As students and staff return for the 2022-23 school year—which begins Aug. 11—Montgomery ISD officials are investing in new safety and security initiatives across the district, including ID badges for students and staff; additional police officers; and a campaign encouraging students and staff to ensure all exterior doors remain locked.

In June, trustees set aside approximately $49,000 to purchase Halo smart sensors for vape detection on high school campuses and adopted its budget June 28, which adds two officers to the MISD police force, Community Impact Newspaper previously reported.

“The last two budgets we have added police officers. This isn’t a new thing because of what happened in Uvalde; we’ve been adding police officers every year. And now we’re very excited to be able to have a police officer at every campus while still maintaining two police officers at our high schools," Superintendent Heath Morrison said in a late July interview.

The district also is implementing ID badges in the 2022-23 school year that student and staff will wear on campus to help spot unidentified guests more easily on campus. Trustees approved the purchase of badges, totaling $87,566 in startup costs, at a June 28 meeting, according to previous reporting.

Morrison said the ID badges are necessary to maintain campus safety with the growth the district has experienced.

“When people hear that we grew 500 students from the start of last year to the end, you just can’t know every student anymore, immediately," he said in an interview.

In addition, MISD is rolling out a new Campus Parent Safety Committee at each campus, Morrison said. The committees, to be made up of parents, are being formed at each school to give parents the opportunity to give input and suggestions on safety measures and offer real-time suggestions and questions to the principal. These new committees are in addition to the District Safety Security Committee, a committee required by the state that must meet at least four times per year.

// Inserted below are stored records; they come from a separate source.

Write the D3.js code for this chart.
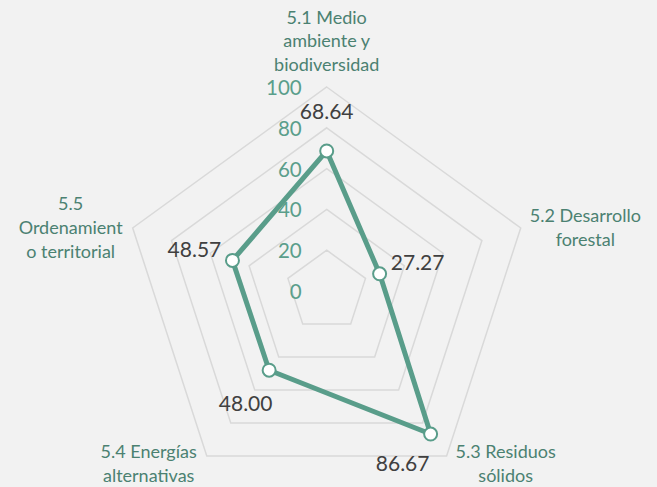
<!DOCTYPE html>
<html><head><meta charset="utf-8">
<script src="https://cdn.jsdelivr.net/npm/d3@7"></script>
<style>
html,body{margin:0;padding:0;background:#f2f2f2;}
svg{display:block;}
text{font-family:Lato,"Open Sans",sans-serif;}
</style></head>
<body>
<script>
const categories = [
  ["5.1 Medio", "ambiente y", "biodiversidad"],
  ["5.2 Desarrollo", "forestal"],
  ["5.3 Residuos", "sólidos"],
  ["5.4 Energías", "alternativas"],
  ["5.5", "Ordenamient", "o territorial"]
];
const values = [68.64, 27.27, 86.67, 48.00, 48.57];
const tickValues = [0, 20, 40, 60, 80, 100];

const W = 657, H = 487;
const cx = 326.7, cy = 291, R = 204;
const seriesColor = "#599d8a", tickColor = "#5a9e8b", catColor = "#4b8171", labColor = "#404040";

const svg = d3.select("body").append("svg").attr("width", W).attr("height", H);
svg.append("rect").attr("width", W).attr("height", H).attr("fill", "#f2f2f2");

const r = d3.scaleLinear().domain([0, 100]).range([0, R]);
const n = categories.length;
const ang = i => i * 2 * Math.PI / n;
const pt = (i, v) => [cx + r(v) * Math.sin(ang(i)), cy - r(v) * Math.cos(ang(i))];

// grid pentagons
const g = svg.append("g");
tickValues.filter(t => t > 0).forEach(t => {
  g.append("path")
    .attr("d", d3.line()(d3.range(n).map(i => pt(i, t))) + "Z")
    .attr("fill", "none").attr("stroke", "#d9d9d9").attr("stroke-width", 1.5);
});

// tick labels
svg.append("g").selectAll("text").data(tickValues).join("text")
  .attr("x", cx - 25).attr("y", d => cy - r(d))
  .attr("text-anchor", "end").attr("dominant-baseline", "central")
  .attr("font-size", 20.5).attr("fill", tickColor).text(d => d);

// series line
svg.append("path")
  .attr("d", d3.line()(values.map((v, i) => pt(i, v))) + "Z")
  .attr("fill", "none").attr("stroke", seriesColor).attr("stroke-width", 5)
  .attr("stroke-linejoin", "round");

// markers
svg.append("g").selectAll("circle").data(values).join("circle")
  .attr("cx", (d, i) => pt(i, d)[0]).attr("cy", (d, i) => pt(i, d)[1])
  .attr("r", 6.5).attr("fill", "#fff").attr("stroke", seriesColor).attr("stroke-width", 2);

// data labels: radial offset, the 5.3 label is shifted to the lower left
const labelDir = i => i === 2 ? [-0.7, 0.7] : [Math.sin(ang(i)), -Math.cos(ang(i))];
svg.append("g").selectAll("text").data(values).join("text")
  .attr("x", (d, i) => pt(i, d)[0] + 40 * labelDir(i)[0])
  .attr("y", (d, i) => pt(i, d)[1] + 40 * labelDir(i)[1])
  .attr("text-anchor", "middle").attr("dominant-baseline", "central")
  .attr("font-size", 21).attr("fill", labColor).text(d => d.toFixed(2));

// category labels
const lh = 23.6;
categories.forEach((lines, i) => {
  const [vx, vy] = pt(i, 100);
  const s = Math.sin(ang(i)), c = Math.cos(ang(i));
  const grp = svg.append("g");
  const ts = lines.map((l, k) => grp.append("text").attr("font-size", 18)
    .attr("fill", catColor).attr("text-anchor", "middle").text(l));
  const wmax = d3.max(ts, t => t.node().getComputedTextLength());
  let bx, firstBase;
  if (Math.abs(s) < 0.1) { bx = vx; firstBase = vy - 16 - lh * (lines.length - 1); }
  else {
    bx = s > 0 ? vx + 9 + wmax / 2 : vx - 10 - wmax / 2;
    if (c > 0) firstBase = vy + 6 - lh * (lines.length - 1) / 2;
    else firstBase = vy + 2;
  }
  ts.forEach((t, k) => t.attr("x", bx).attr("y", firstBase + k * lh));
});
</script>
</body></html>
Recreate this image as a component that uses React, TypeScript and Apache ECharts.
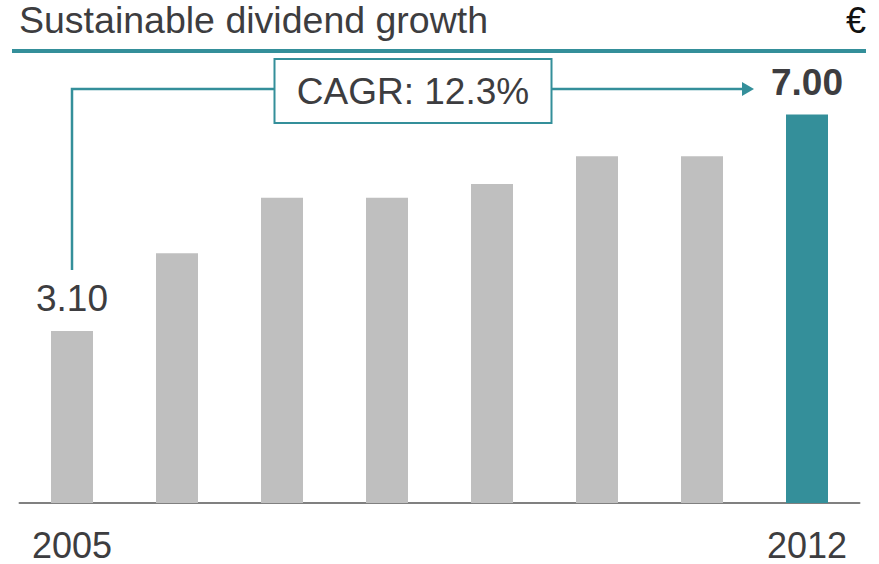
import React, { useEffect, useRef } from "react";
import * as echarts from "echarts";

const years = ["2005", "2006", "2007", "2008", "2009", "2010", "2011", "2012"];
const dividends = [3.1, 4.5, 5.5, 5.5, 5.75, 6.25, 6.25, 7.0];
const shownYearLabels = ["2005", "2012"];
const labelledIndices = [0, 7];
const titleText = "Sustainable dividend growth";
const unitText = "€";
const cagrText = "CAGR: 12.3%";

const TEAL = "#348f9a";
const GRAY = "#bfbfbf";
const TEXT = "#3d3d40";
const FONT = "'Liberation Sans', Arial, Helvetica, sans-serif";

export default function App() {
  const ref = useRef<HTMLDivElement>(null);
  useEffect(() => {
    if (!ref.current) return;
    const chart = echarts.init(ref.current, null, { renderer: "svg" });
    const last = dividends.length - 1;
    const data = dividends.map((v, i) => {
      const item: any = {
        value: v,
        itemStyle: { color: i === last ? TEAL : GRAY },
      };
      if (labelledIndices.includes(i)) {
        item.label = {
          show: true,
          position: "top",
          distance: 14,
          formatter: (p: any) => Number(p.value).toFixed(2),
          fontSize: 37,
          fontFamily: FONT,
          color: TEXT,
          fontWeight: i === last ? "bold" : "normal",
        };
      }
      return item;
    });
    const option: any = {
      animation: false,
      grid: { left: 19.5, right: 19.5, top: 59, bottom: 61, containLabel: false },
      xAxis: {
        type: "category",
        data: years,
        axisLine: { lineStyle: { color: "#808080", width: 2 } },
        axisTick: { show: false },
        axisLabel: {
          interval: 0,
          formatter: (v: string) => (shownYearLabels.includes(v) ? v : ""),
          fontSize: 36,
          fontFamily: FONT,
          color: TEXT,
          margin: 24,
        },
      },
      yAxis: {
        type: "value",
        min: 0,
        max: 8,
        show: false,
        splitLine: { show: false },
      },
      series: [
        {
          type: "bar",
          data,
          barWidth: 42,
        },
      ],
    };
    chart.setOption(option);

    const p0 = chart.convertToPixel({ seriesIndex: 0 }, [0, dividends[0]]) as number[];
    const pL = chart.convertToPixel({ seriesIndex: 0 }, [last, dividends[last]]) as number[];
    const lineY = 89;
    const startX = p0[0];
    const startY = p0[1] - 61;
    const tipX = pL[0] - 53;
    const boxW = 277;
    const boxH = 64;
    const boxCx = (startX + tipX) / 2;
    const boxCy = 91;

    chart.setOption({
      graphic: [
        {
          type: "text",
          left: 19,
          top: 1,
          style: { text: titleText, fontSize: 37.5, fontFamily: FONT, fill: TEXT },
        },
        {
          type: "text",
          right: 13,
          top: 2,
          style: { text: unitText, fontSize: 36, fontFamily: FONT, fill: "#111" },
        },
        {
          type: "rect",
          shape: { x: 12, y: 49, width: 854, height: 4 },
          style: { fill: TEAL },
        },
        {
          type: "polyline",
          shape: { points: [[startX, startY], [startX, lineY], [tipX - 10, lineY]] },
          style: { stroke: TEAL, lineWidth: 2.5, fill: "none" },
        },
        {
          type: "polygon",
          shape: { points: [[tipX - 12, lineY - 7], [tipX, lineY], [tipX - 12, lineY + 7]] },
          style: { fill: TEAL },
        },
        {
          type: "rect",
          shape: { x: boxCx - boxW / 2, y: boxCy - boxH / 2, width: boxW, height: boxH },
          style: { fill: "#fff", stroke: TEAL, lineWidth: 2 },
        },
        {
          type: "text",
          x: boxCx,
          y: boxCy,
          style: {
            text: cagrText,
            fontSize: 37,
            fontFamily: FONT,
            fill: TEXT,
            align: "center",
            verticalAlign: "middle",
          },
        },
      ],
    });
    return () => chart.dispose();
  }, []);
  return <div ref={ref} style={{ width: 879, height: 564, position: "absolute", left: 0, top: 0 }} />;
}
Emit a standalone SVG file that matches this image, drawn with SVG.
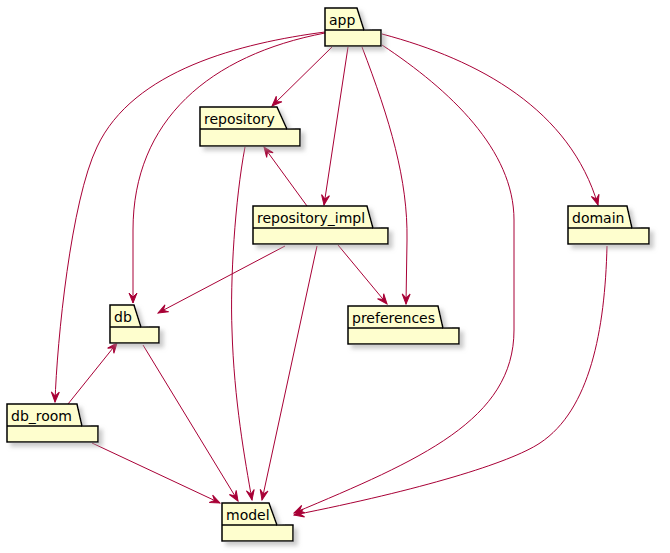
<svg xmlns="http://www.w3.org/2000/svg" width="670" height="553" viewBox="0 0 670 553">
<style>
.pkg{fill:#FEFECE;stroke:#000;stroke-width:1.5;filter:url(#sh)}
.ln{fill:none;stroke:#000;stroke-width:1.5}
.lbl{font-family:"DejaVu Sans",sans-serif;font-size:14px;fill:#000}
.e{fill:none;stroke:#A80036;stroke-width:1;marker-end:url(#arr)}
</style>
<defs>
<filter id="sh" x="-20%" y="-20%" width="150%" height="170%">
<feGaussianBlur in="SourceAlpha" stdDeviation="2"/>
<feColorMatrix type="matrix" values="0 0 0 0 0.35 0 0 0 0 0.35 0 0 0 0 0.35 0 0 0 0.55 0"/>
<feOffset dx="4" dy="4" result="s"/>
<feMerge><feMergeNode in="s"/><feMergeNode in="SourceGraphic"/></feMerge>
</filter>
<marker id="arr" viewBox="-11 -5 12 10" refX="0" refY="0" markerWidth="12" markerHeight="10" markerUnits="userSpaceOnUse" orient="auto">
<path d="M0,0 L-10,-4 L-6,0 L-10,4 Z" fill="#A80036" stroke="#A80036" stroke-width="1" stroke-linejoin="miter"/>
</marker>
</defs>
<rect width="670" height="553" fill="#fff"/>
<g id="edges">
<path class="e" d="M332,47 L272,106"/>
<path class="e" d="M325,33 C210,55 133,120 133,230 L133,303"/>
<path class="e" d="M325,32 C241,43 133,70 97,147 C71,201 57,340 55,402"/>
<path class="e" d="M348,47 L324,205"/>
<path class="e" d="M362,47 C390,120 408,180 407,240 L406,304"/>
<path class="e" d="M382,45 C450,90 514,150 514,220 L514,330 C514,420 420,460 294,513"/>
<path class="e" d="M382,34 C480,60 570,110 598,205"/>
<path class="e" d="M245,147 C235,200 230,280 232,330 C234,400 245,460 252,500"/>
<path class="e" d="M307,206 L264,147"/>
<path class="e" d="M285,246 L158,313"/>
<path class="e" d="M317,246 L262,500"/>
<path class="e" d="M338,245 L387,304"/>
<path class="e" d="M143,345 L238,501"/>
<path class="e" d="M68,404 L117,343"/>
<path class="e" d="M92,443 L220,503"/>
<path class="e" d="M607,246 C605,330 590,410 540,443 C510,463 420,490 294,515"/>
</g>
<g id="app">
<path class="pkg" d="M325,8 L357,8 L364,30 L381,30 L381,46 L325,46 Z"/>
<path class="ln" d="M325,30 L364,30"/>
<text class="lbl" x="329" y="25">app</text>
</g>
<g id="repository">
<path class="pkg" d="M200,107 L277,107 L287,129 L300,129 L300,146 L200,146 Z"/>
<path class="ln" d="M200,129 L287,129"/>
<text class="lbl" x="204" y="124">repository</text>
</g>
<g id="repository_impl">
<path class="pkg" d="M253,206 L367,206 L373,228 L388,228 L388,244 L253,244 Z"/>
<path class="ln" d="M253,228 L373,228"/>
<text class="lbl" x="257" y="223">repository_impl</text>
</g>
<g id="db">
<path class="pkg" d="M110,305 L134,305 L141,327 L159,327 L159,343 L110,343 Z"/>
<path class="ln" d="M110,327 L141,327"/>
<text class="lbl" x="114" y="322">db</text>
</g>
<g id="db_room">
<path class="pkg" d="M7,404 L77,404 L82,426 L98,426 L98,442 L7,442 Z"/>
<path class="ln" d="M7,426 L82,426"/>
<text class="lbl" x="11" y="421">db_room</text>
</g>
<g id="model">
<path class="pkg" d="M222,503 L269,503 L277,525 L293,525 L293,541 L222,541 Z"/>
<path class="ln" d="M222,525 L277,525"/>
<text class="lbl" x="226" y="520">model</text>
</g>
<g id="preferences">
<path class="pkg" d="M348,306 L438,306 L443,328 L459,328 L459,344 L348,344 Z"/>
<path class="ln" d="M348,328 L443,328"/>
<text class="lbl" x="352" y="323">preferences</text>
</g>
<g id="domain">
<path class="pkg" d="M568,206 L627,206 L632,228 L649,228 L649,244 L568,244 Z"/>
<path class="ln" d="M568,228 L632,228"/>
<text class="lbl" x="572" y="223">domain</text>
</g>
</svg>
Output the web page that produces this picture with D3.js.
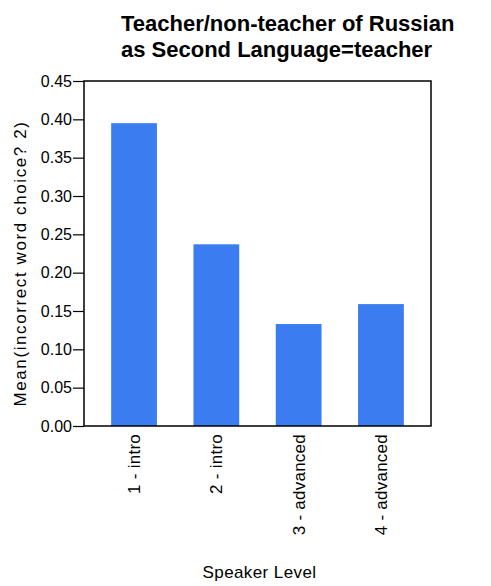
<!DOCTYPE html>
<html lang="en">
<head>
    <meta charset="UTF-8">
    <title>Teacher/non-teacher of Russian as Second Language=teacher</title>
    <script src="https://d3js.org/d3.v7.min.js"></script>
    <style>
        body {
            margin: 0;
            padding: 0;
            background: #fff;
            font-family: Arial, "Liberation Sans", sans-serif;
        }
        svg {
            display: block;
        }
        .title {
            font-size: 22px;
            font-weight: bold;
        }
        .y-axis .tick text {
            font-size: 16px;
            fill: #000;
        }
        .x-axis .tick text {
            font-size: 17px;
            letter-spacing: 0.25px;
            fill: #000;
        }
        .label {
            font-size: 17px;
        }
    </style>
</head>
<body>
    <svg width="491" height="586"></svg>

    <script>
        // Data
        const categories = ["1 - intro", "2 - intro", "3 - advanced", "4 - advanced"];
        const means = [0.395, 0.237, 0.133, 0.159];
        const yTicks = [0, 0.05, 0.10, 0.15, 0.20, 0.25, 0.30, 0.35, 0.40, 0.45];

        const margin = { top: 81, right: 60, bottom: 160, left: 84 };
        const width = 491 - margin.left - margin.right;
        const height = 586 - margin.top - margin.bottom;

        const svg = d3.select("svg");

        // Title, left aligned over two lines
        const title = svg.append("text")
            .attr("class", "title");
        title.append("tspan").attr("x", 121).attr("y", 31).text("Teacher/non-teacher of Russian");
        title.append("tspan").attr("x", 121).attr("y", 57).text("as Second Language=teacher");

        const g = svg.append("g")
            .attr("transform", `translate(${margin.left},${margin.top})`);

        const x = d3.scaleBand()
            .domain(categories)
            .range([0, width])
            .paddingInner(0.444)
            .paddingOuter(0.33);

        const y = d3.scaleLinear()
            .domain([0, 0.45])
            .range([height, 0]);

        // bars
        g.selectAll(".bar")
            .data(categories.map((c, i) => ({ cat: c, value: means[i] })))
            .enter()
            .append("rect")
            .attr("class", "bar")
            .attr("fill", "#3b7cf0")
            .attr("x", d => x(d.cat))
            .attr("y", d => y(d.value))
            .attr("width", x.bandwidth())
            .attr("height", d => height - y(d.value));

        // frame
        g.append("rect")
            .attr("width", width)
            .attr("height", height)
            .attr("fill", "none")
            .attr("stroke", "#000")
            .attr("stroke-width", 1.5);

        // y axis
        const yAxis = g.append("g")
            .attr("class", "y-axis")
            .call(d3.axisLeft(y).tickValues(yTicks).tickFormat(d3.format(".2f")).tickSize(11).tickPadding(1));
        yAxis.select(".domain").remove();
        yAxis.selectAll("line").attr("stroke-width", 1.2);

        // x axis labels, rotated
        const xAxis = g.append("g")
            .attr("class", "x-axis")
            .attr("transform", `translate(0,${height})`)
            .call(d3.axisBottom(x).tickSize(0));
        xAxis.select(".domain").remove();
        xAxis.selectAll(".tick text")
            .attr("transform", "rotate(-90)")
            .attr("text-anchor", "end")
            .attr("x", -8)
            .attr("y", 0)
            .attr("dy", "0.35em");

        // axis titles
        svg.append("text")
            .attr("class", "label")
            .attr("text-anchor", "middle")
            .style("letter-spacing", "0.4px")
            .attr("x", margin.left + width / 2 + 2)
            .attr("y", 578)
            .text("Speaker Level");

        svg.append("text")
            .attr("class", "label")
            .attr("text-anchor", "middle")
            .style("letter-spacing", "1.6px")
            .attr("transform", `translate(26,${margin.top + height / 2 + 10}) rotate(-90)`)
            .text("Mean(incorrect word choice? 2)");
    </script>
</body>
</html>
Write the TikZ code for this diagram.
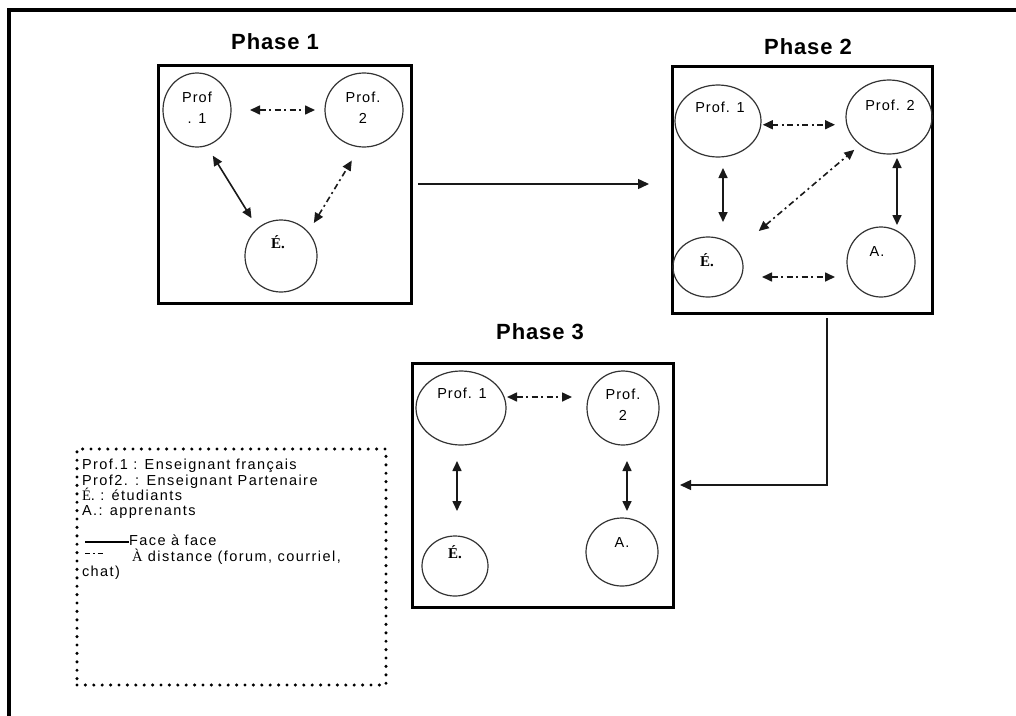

Weekly, school police and maintenance staff will also be checking every door throughout the district and making sure any issue becomes a priority for being repaired, Morrison said, in an effort to keep campuses secure.

Along with weekly door sweeps, MISD has also rolled out a campaign for the 2022-23 school year called "Stop the Prop," calling on students and staff to ensure exterior doors throughout campuses are not propped open at anytime, said Justin Marino, assistant superintendent of communications and public relations, in an interview. Stickers will be placed on each exterior door with the "Stop the Prop" language, he said.

“We want to shift our mindset in the district that the exterior doors on our buildings should be closed and locked at all times," Marino said. "The expectation moving forward is that all the doors will be closed and locked even if they’re going out to their vehicle for two minutes to grab their drink.”

The district is also upgrading its platforms for students, staff and the community to submit safety tips.

Morrison said as of late July district officials were in discussion to add a panic alert app that would allow staff to alert campus police, local law enforcement and the superintendent with the tap of a button if there is a potential intruder or a crisis. In addition, Marino said the district's existing Let's Talk tool for community members, staff, parents and students to correspond with the district has been expanded to also allow users to submit a safety tip that will be received immediately by several district administrators.

The district has also added a text feature to the platform this year, allowing students or staff to text a safety tip directly to district administrators, including the chief of police.

About $5.34 million was also set aside in MISD's May 2022 bond package—totaling $326.9 million—for safety and security improvements, such as additional perimeter fencing for campuses, radio systems and security cameras, as well as funds for technology infrastructure upgrades, which will also help improve safety and connectivity throughout campuses in the coming years, Morrison said. As bond projects get underway, Morrison said safety and security continue to be a priority.

“As we build Elementary No. 7, it will be built with all the things—the sensor detectors, the secure vestibule, the perimeter fencing [and] cameras," he said.